Silicon (metalloid or metallurgical silicon) enables the manufacturing of a wide range of useful, efficient and sustainable products.
Silicon - Definition and how it is produced
As a chemical element, the silicon atom is referred to as the symbol "Si", the atomic number 14 and has an atomic weight of 28. It is the second most abundant chemical element in the earth’s crust, just behind oxygen. Silicon metalloid, also referred to as a semi-metal or metal (although it isn’t one strictly speaking), is best known for its semiconductor characteristics and has been vital in the development of solar energy and electronics, driving digital technology. A semiconductor does not conduct electricity very well in its pure form but, by adding impurities, as is the case in silicon metalloids, it is possible to influence and control electron transport conductivity.
Silicon in its elemental form is not found in nature. It is present together with oxygen and other elements in various minerals. Silicon is typically produced from quartz or quartzite (SiO2), with low content of impurities. Unlike what many sources claim, silicon cannot be produced from fine, powder-like sand. The quartz used in the process is typically sized to 5-100 mm. To produce silicon, oxygen is combined with carbon to produce CO in a complex process with several reaction steps occurring at the same time in an electric arc furnace. The CO gas can be collected or reacted to CO₂ when exposed to air.
Due to the high amount of gas produced in the process (CO and SiO), it is important to have a porous furnace charge that can ensure even distribution of the SiO gas in order to maximize the silicon yield. Therefore, it is a common practice to add significant amounts of wood chips to the furnace. This is also the reason why quartz sand cannot be used since it will clog the furnace. The SiO gas that is not captured in the furnace will escape and oxidize by air to silica fume (microsilica). The carbon used in the process can be sourced from biogenic sources, but all types of carbon sources can in principle be used. Elkem is putting a lot of effort into developing silicon, ferrosilicon and silicon metalloids with the lowest footprint possible, and the target in the climate roadmap is to reach net zero CO₂ emissions in 2050. The process is also very energy-intensive, typically requiring about 10-14 MWh of electrical power to produce one metric ton of silicon.
A unique aspect of Elkem’s operations is that we recover energy in most of our silicon furnaces, reducing the consumption of electrical power by about 30 %.
Molten silicon is refined in a ladle to control the elements that are less noble than silicon (Al, Ca, etc.) and then cast into suitable molds. The elements that are more noble than silicon like for instance iron must be controlled with the composition of the raw materials. The solidified silicon is then crushed/milled to the required particle size.
Silicon – A raw material for the future
Commercially, the nomenclature “silicon metal” is typically used for silicon that contains between 96 % and 99.99 % silicon.

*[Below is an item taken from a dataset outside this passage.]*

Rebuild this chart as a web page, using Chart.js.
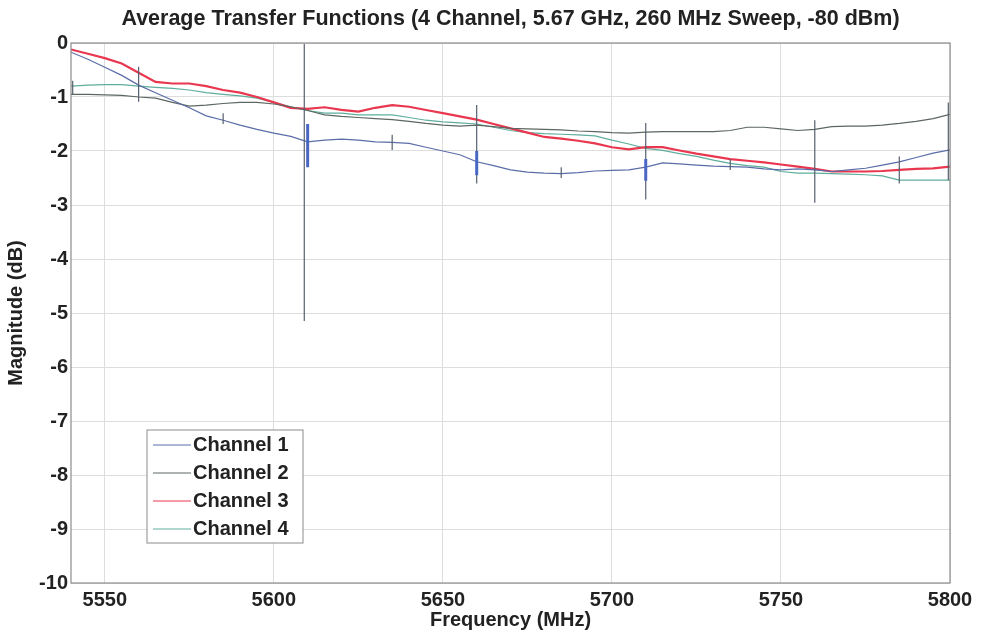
<!DOCTYPE html>
<html>
<head>
<meta charset="utf-8">
<script src="https://cdn.jsdelivr.net/npm/chart.js@4.4.1/dist/chart.umd.min.js"></script>
<style>
  html, body { margin: 0; padding: 0; background: #ffffff; }
</style>
</head>
<body>
<canvas id="transferChart" width="985" height="638"></canvas>
<script>
// frequency points (MHz), read every 5 MHz off the plot
var freqs = [5540, 5545, 5550, 5555, 5560, 5565, 5570, 5575, 5580, 5585,
  5590, 5595, 5600, 5605, 5610, 5615, 5620, 5625, 5630, 5635,
  5640, 5645, 5650, 5655, 5660, 5665, 5670, 5675, 5680, 5685,
  5690, 5695, 5700, 5705, 5710, 5715, 5720, 5725, 5730, 5735,
  5740, 5745, 5750, 5755, 5760, 5765, 5770, 5775, 5780, 5785,
  5790, 5795, 5800];

var channel1 = [-0.17, -0.30, -0.45, -0.60, -0.78, -0.92, -1.06, -1.20, -1.35, -1.43,
  -1.52, -1.60, -1.67, -1.73, -1.83, -1.80, -1.78, -1.80, -1.83, -1.84,
  -1.86, -1.93, -2.00, -2.07, -2.20, -2.27, -2.35, -2.39, -2.41, -2.42,
  -2.40, -2.37, -2.36, -2.35, -2.30, -2.22, -2.24, -2.26, -2.28, -2.29,
  -2.30, -2.33, -2.35, -2.33, -2.35, -2.38, -2.35, -2.32, -2.26, -2.20,
  -2.12, -2.04, -1.98];

var channel2 = [-0.95, -0.95, -0.96, -0.97, -1.00, -1.02, -1.10, -1.17, -1.15, -1.12,
  -1.10, -1.10, -1.13, -1.18, -1.25, -1.33, -1.36, -1.38, -1.40, -1.42,
  -1.45, -1.49, -1.52, -1.54, -1.52, -1.55, -1.58, -1.59, -1.60, -1.61,
  -1.63, -1.64, -1.66, -1.67, -1.65, -1.64, -1.64, -1.64, -1.64, -1.62,
  -1.56, -1.56, -1.59, -1.62, -1.60, -1.55, -1.54, -1.54, -1.52, -1.49,
  -1.45, -1.40, -1.32];

var channel3 = [-0.12, -0.20, -0.28, -0.38, -0.55, -0.72, -0.75, -0.75, -0.80, -0.87,
  -0.92, -1.00, -1.10, -1.20, -1.22, -1.19, -1.24, -1.27, -1.20, -1.15,
  -1.18, -1.24, -1.30, -1.36, -1.42, -1.50, -1.58, -1.66, -1.74, -1.77,
  -1.81, -1.86, -1.93, -1.97, -1.93, -1.93, -1.99, -2.05, -2.10, -2.15,
  -2.18, -2.21, -2.25, -2.29, -2.33, -2.38, -2.38, -2.38, -2.37, -2.35,
  -2.33, -2.32, -2.29];

var channel4 = [-0.80, -0.78, -0.77, -0.77, -0.80, -0.82, -0.84, -0.87, -0.92, -0.95,
  -0.98, -1.02, -1.10, -1.18, -1.25, -1.30, -1.30, -1.33, -1.33, -1.33,
  -1.38, -1.43, -1.46, -1.48, -1.50, -1.56, -1.62, -1.66, -1.68, -1.69,
  -1.70, -1.72, -1.80, -1.87, -1.95, -1.99, -2.05, -2.10, -2.17, -2.23,
  -2.27, -2.30, -2.38, -2.41, -2.41, -2.42, -2.43, -2.44, -2.46, -2.54,
  -2.54, -2.54, -2.54];

// ringing spikes at the sweep steps (top and bottom of each burst)
var spikeFreq = [5540.5, 5560, 5585, 5609, 5635, 5660, 5685, 5710, 5735, 5760, 5785, 5799.5];
var spikeTop = [-0.70, -0.44, -1.30, -0.02, -1.70, -1.15, -2.30, -1.48, -2.15, -1.43, -2.10, -1.10];
var spikeLow = [-0.95, -1.09, -1.50, -5.15, -1.98, -2.60, -2.50, -2.90, -2.35, -2.96, -2.60, -2.54];

// blue bursts on channel 1
var burstFreq = [5610, 5660, 5710];
var burstTop = [-1.50, -2.00, -2.15];
var burstLow = [-2.30, -2.45, -2.55];

var xTicks = [5550, 5600, 5650, 5700, 5750, 5800];
var yTicks = [0, -1, -2, -3, -4, -5, -6, -7, -8, -9, -10];

var channelNames = ["Channel 1", "Channel 2", "Channel 3", "Channel 4"];
var channelColors = ["#5a6da8", "#5d6762", "#e8374f", "#5fae9c"];

function toPoints(values) {
  return freqs.map(function (f, i) { return { x: f, y: values[i] }; });
}

function toSegments(fs, tops, lows) {
  var pts = [];
  for (var i = 0; i < fs.length; i++) {
    pts.push({ x: fs[i], y: tops[i] });
    pts.push({ x: fs[i], y: lows[i] });
    pts.push({ x: fs[i], y: null });
  }
  return pts;
}

var FONT = "'Liberation Sans', Arial, sans-serif";

var extrasPlugin = {
  id: "extras",
  afterDatasetsDraw: function (chart) {
    var ctx = chart.ctx;
    var area = chart.chartArea;
    ctx.save();
    // axes box
    ctx.strokeStyle = "#8c8c8c";
    ctx.lineWidth = 1.2;
    ctx.strokeRect(area.left, area.top, area.right - area.left, area.bottom - area.top);

    // legend, lower left inside the axes
    var lx = area.left + 76, ly = area.bottom - 153, lw = 156, lh = 113;
    ctx.fillStyle = "#ffffff";
    ctx.fillRect(lx, ly, lw, lh);
    ctx.strokeStyle = "#8c8c8c";
    ctx.lineWidth = 1;
    ctx.strokeRect(lx, ly, lw, lh);
    ctx.font = "bold 20px " + FONT;
    ctx.textBaseline = "middle";
    ctx.textAlign = "left";
    for (var i = 0; i < channelNames.length; i++) {
      var rowY = ly + 15 + i * 28;
      ctx.strokeStyle = channelColors[i];
      ctx.lineWidth = 1;
      ctx.beginPath();
      ctx.moveTo(lx + 6, rowY);
      ctx.lineTo(lx + 44, rowY);
      ctx.stroke();
      ctx.fillStyle = "#222222";
      ctx.fillText(channelNames[i], lx + 46, rowY);
    }
    ctx.restore();
  },
  afterDraw: function (chart) {
    var ctx = chart.ctx;
    var area = chart.chartArea;
    ctx.save();
    ctx.font = "bold 21.5px " + FONT;
    ctx.fillStyle = "#222222";
    ctx.textAlign = "center";
    ctx.textBaseline = "middle";
    ctx.fillText("Average Transfer Functions (4 Channel, 5.67 GHz, 260 MHz Sweep, -80 dBm)",
      (area.left + area.right) / 2, 19);
    ctx.restore();
  }
};

var datasets = channelNames.map(function (name, i) {
  return {
    label: name,
    data: toPoints([channel1, channel2, channel3, channel4][i]),
    borderColor: channelColors[i],
    borderWidth: i === 2 ? 2.2 : 1.2,
    pointRadius: 0,
    tension: 0
  };
});

datasets.unshift({
  label: "spikes",
  data: toSegments(spikeFreq, spikeTop, spikeLow),
  borderColor: "#56606e",
  borderWidth: 1.2,
  pointRadius: 0,
  spanGaps: false
});
datasets.unshift({
  label: "bursts",
  data: toSegments(burstFreq, burstTop, burstLow),
  borderColor: "#4a67c4",
  borderWidth: 3,
  pointRadius: 0,
  spanGaps: false
});

new Chart(document.getElementById("transferChart"), {
  type: "line",
  data: { datasets: datasets },
  plugins: [extrasPlugin],
  options: {
    responsive: false,
    animation: false,
    devicePixelRatio: 1,
    layout: { padding: { top: 43, right: 35, left: 0, bottom: 0 } },
    plugins: {
      legend: { display: false },
      title: { display: false },
      tooltip: { enabled: false }
    },
    scales: {
      x: {
        type: "linear",
        min: 5540,
        max: 5800,
        afterBuildTicks: function (scale) {
          scale.ticks = xTicks.map(function (v) { return { value: v }; });
        },
        afterFit: function (scale) { scale.height = 55; },
        grid: { color: "#dddddd", drawTicks: false },
        border: { display: false },
        ticks: {
          color: "#222222",
          padding: 5,
          maxRotation: 0,
          callback: function (v) { return String(v); },
          font: { family: FONT, size: 20, weight: "bold" }
        },
        title: {
          display: true,
          text: "Frequency (MHz)",
          color: "#222222",
          padding: { top: 0, bottom: 6 },
          font: { family: FONT, size: 20, weight: "bold" }
        }
      },
      y: {
        type: "linear",
        min: -10,
        max: 0,
        afterBuildTicks: function (scale) {
          scale.ticks = yTicks.map(function (v) { return { value: v }; });
        },
        afterFit: function (scale) { scale.width = 71; },
        grid: { color: "#dddddd", drawTicks: false },
        border: { display: false },
        ticks: {
          color: "#222222",
          padding: 3,
          callback: function (v) { return String(v); },
          font: { family: FONT, size: 20, weight: "bold" }
        },
        title: {
          display: true,
          text: "Magnitude (dB)",
          color: "#222222",
          padding: { top: 4, bottom: 0 },
          font: { family: FONT, size: 20, weight: "bold" }
        }
      }
    }
  }
});
</script>
</body>
</html>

In the English language silicon and silicone can easily be mixed up and therefore the term silicon metal is used even if this is not scientifically correct. The three main uses for silicon metal are:
- As an alloying element in aluminum production.
- As the key raw material for the production of silicone, a rubbery polymer with countless applications.
- For further processing to polysilicon, to obtain a purity level above 99.9999 % for solar and electronic applications.
In addition, silicon metal is a key ingredient/raw material in a wide variety of products and applications such as:
- Fumed silica
- Aluminum brazing
- Plasma spray
- Pyrotechnical applications
- Aluminum alloying
Elkem provides its customers with a wide range of silicon products featuring various purity and granularity characteristics that meet their specific needs. We work together with you to identify a suitable silicon solution for your application.
In all our activities, we assume our full responsibility as an industry leader to constantly develop the very best silicon products with a continuously lower environmental footprint, aiming to enable our customers to be competitive in their respective industries, whilst respecting the highest regulatory standards. This overriding goal is actively shared with our customers so that, together, we can manufacture ecologically and economically efficient products.